4-“Yüzyılın Anlaşması” ya da diğer adıyla “Nihai Çözüm Yolu” projesinde Filistinliler silinmiştir ve projeye göre Siyonist Rejim Filistinliler ile çözüm yoluna gideceğine, Arap Rejimleri ile anlaşmaya varacak ve Filistinliler hakkındaki sorumluluk ise Arap Rejimlerine bırakılacaktır. Bahsedilen Sina Yarımadasında bir Filistin Devleti veya Filistinlilerin geniş çaplı göçüyle Filistin – Ürdün Konfederasyonu, aynı şekilde Mahmud Abbas’ın, Siyonist Rejimin, Amerika’nın ve Arap Rejimlerinin millî barış müzakerelerinin başarısızlıkla sonuçlanması için gösterdikleri çabalar gibi projeler de bu bağlamda değerlendirilmelidir.

5-Trump’ın bu girişimi, Amerika’nın arabuluculuk konusundaki sadakatinin sorgulanmasına sebep olacaktır ve ABD uluslararası kanunları ihlal etmesi sebebiyle de uluslararası düzeyde güvenilirliğini kaybedecektir. Ayrıca Amerika’nın uluslararası davaların çözümü çerçevesinde çaba gösterdiği iddiaları da, Kuzey Kore davasında olduğu gibi, kayda değer bulunmayacaktır.

6-Filistin toplumu da aynı şekilde savaşta yeni bir aşamaya girecektir; bu aşamada Siyonist Rejim, Amerika ve hain Arap Rejimleri düşman olarak kabul edilecek ve bunların hedef olarak gösterilmesi meşruiyet kazanacaktır. Hiç şüphesiz savaşın bu aşamasında, bölge Müslümanları ve özellikle de direniş ekseni tarafından Filistin Direnişine geniş çaplı bir destek gelecektir.
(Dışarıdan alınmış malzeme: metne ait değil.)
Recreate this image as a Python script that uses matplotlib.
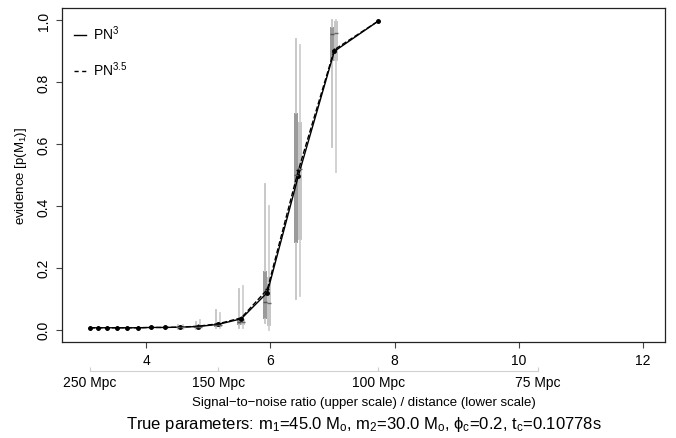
import matplotlib
matplotlib.use('Agg')
import matplotlib.pyplot as plt
import numpy as np

plt.rcParams['font.family'] = ['Liberation Sans', 'DejaVu Sans']
plt.rcParams['mathtext.fontset'] = 'custom'
plt.rcParams['mathtext.rm'] = 'Liberation Sans'
plt.rcParams['mathtext.it'] = 'Liberation Sans'

# distances (Mpc) and matching signal-to-noise ratio
dist = [250, 240, 230, 220, 210, 200, 190, 180, 170, 160, 150, 140, 130, 120, 110, 100]
snr = [3.09, 3.22, 3.36, 3.52, 3.68, 3.87, 4.07, 4.30, 4.55, 4.83, 5.16, 5.53, 5.95, 6.45, 7.03, 7.74]
ev_pn3 = [0.006, 0.006, 0.006, 0.006, 0.006, 0.006, 0.007, 0.007, 0.008, 0.010,
          0.017, 0.035, 0.12, 0.497, 0.90, 0.998]
ev_pn35 = [0.006, 0.006, 0.006, 0.006, 0.006, 0.006, 0.007, 0.007, 0.008, 0.011,
           0.019, 0.038, 0.13, 0.515, 0.905, 0.998]

# spread of the evidence (boxes) for the points where it is visible
box_snr = [4.55, 4.83, 5.16, 5.53, 5.95, 6.45, 7.03]
# PN3: q1, median, q3, whisker low, whisker high
pn3_q1 = [0.005, 0.006, 0.008, 0.015, 0.035, 0.28, 0.87]
pn3_med = [0.007, 0.009, 0.014, 0.025, 0.09, 0.50, 0.955]
pn3_q3 = [0.009, 0.013, 0.022, 0.035, 0.19, 0.70, 0.98]
pn3_lo = [0.003, 0.003, 0.004, 0.006, 0.02, 0.10, 0.59]
pn3_hi = [0.014, 0.026, 0.065, 0.13, 0.47, 0.94, 1.0]
# PN3.5
pn35_q1 = [0.005, 0.006, 0.009, 0.015, 0.012, 0.29, 0.87]
pn35_med = [0.007, 0.009, 0.015, 0.025, 0.085, 0.52, 0.96]
pn35_q3 = [0.009, 0.014, 0.024, 0.035, 0.17, 0.67, 0.997]
pn35_lo = [0.003, 0.003, 0.004, 0.005, 0.0, 0.11, 0.51]
pn35_hi = [0.015, 0.03, 0.055, 0.14, 0.40, 0.92, 1.0]

dist_ticks = [250, 150, 100, 75]
K = 773.5  # snr = K / distance

fig = plt.figure(figsize=(6.76, 4.39), dpi=100)
ax = fig.add_axes([0.0917, 0.2187, 0.892, 0.7608])


def stats(q1, med, q3, lo, hi):
    return [dict(q1=a, med=b, q3=c, whislo=d, whishi=e, fliers=[])
            for a, b, c, d, e in zip(q1, med, q3, lo, hi)]


off = 0.033
ax.bxp(stats(pn3_q1, pn3_med, pn3_q3, pn3_lo, pn3_hi),
       positions=np.array(box_snr) - off, widths=0.065, patch_artist=True,
       showcaps=False, manage_ticks=False,
       boxprops=dict(facecolor='#9a9a9a', edgecolor='none'),
       whiskerprops=dict(color='#c4c4c4', lw=1.3),
       medianprops=dict(color='#555555', lw=1))
ax.bxp(stats(pn35_q1, pn35_med, pn35_q3, pn35_lo, pn35_hi),
       positions=np.array(box_snr) + off, widths=0.065, patch_artist=True,
       showcaps=False, manage_ticks=False,
       boxprops=dict(facecolor='#c6c6c6', edgecolor='none'),
       whiskerprops=dict(color='#cfcfcf', lw=1.3),
       medianprops=dict(color='#666666', lw=1))

ax.plot(snr, ev_pn3, '-', color='black', lw=1, marker='o', ms=2.5, label='PN$^3$')
ax.plot(snr, ev_pn35, '--', color='black', lw=1, marker='+', ms=3.5, label='PN$^{3.5}$')

ax.set_xlim(2.64, 12.36)
ax.set_ylim(-0.04, 1.04)
ax.set_xticks([4, 6, 8, 10, 12])
ax.set_yticks([0, 0.2, 0.4, 0.6, 0.8, 1.0])
ax.set_yticklabels(['0.0', '0.2', '0.4', '0.6', '0.8', '1.0'], rotation=90, va='center')
ax.tick_params(labelsize=10, length=4, width=0.8, color='#444444', pad=4)
for s in ax.spines.values():
    s.set_linewidth(0.9)
    s.set_color('#222222')
ax.set_ylabel('evidence [p(M$_1$)]', fontsize=9.5, labelpad=6)

leg = ax.legend(loc='upper left', frameon=False, fontsize=10, handlelength=0.8,
                handletextpad=0.5, labelspacing=1.25, bbox_to_anchor=(0.0, 0.99))
for h in leg.legend_handles:
    h.set_marker('')
leg.legend_handles[1].set_linestyle((0, (3, 2.5)))

# lower distance scale
with np.errstate(divide='ignore'):
    sec = ax.secondary_xaxis(-0.087, functions=(lambda x: K / x, lambda d: K / d))
sec.set_xticks(dist_ticks)
sec.set_xticklabels([f'{d} Mpc' for d in dist_ticks])
sec.tick_params(direction='in', length=3, color='#cccccc', labelsize=10, pad=3)
sec.spines['bottom'].set_color('#d0d0d0')
sec.spines['bottom'].set_bounds(75, 250)

cx = (0.0917 + 0.0917 + 0.892) / 2
fig.text(cx, 1 - 403 / 439, 'Signal\u2212to\u2212noise ratio (upper scale) / distance (lower scale)',
         ha='center', va='center', fontsize=9.5)
fig.text(cx, 1 - 425 / 439,
         r'True parameters: m$_1$=45.0 M$_o$, m$_2$=30.0 M$_o$, $\phi_c$=0.2, t$_c$=0.10778s',
         ha='center', va='center', fontsize=12)

fig.savefig('out.png', dpi=100)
Trump’ın nihai çözüm yolu olarak gördüğü ve sonucunda bölgede sürekli bir güvenliği sağlayacağına inandığını bu yol, tam tersine bölgede ve hatta tüm dünyada emniyetsiz bir ortam meydana getirecektir. Diğer bir ifadeyle Trump’ın Kudüs’ü İsrail’in başkenti olarak ilan etmesi ile bölgedeki kıvılcım alevlenerek tasavvur dahi edilemeyecek felaketler doğuracaktır.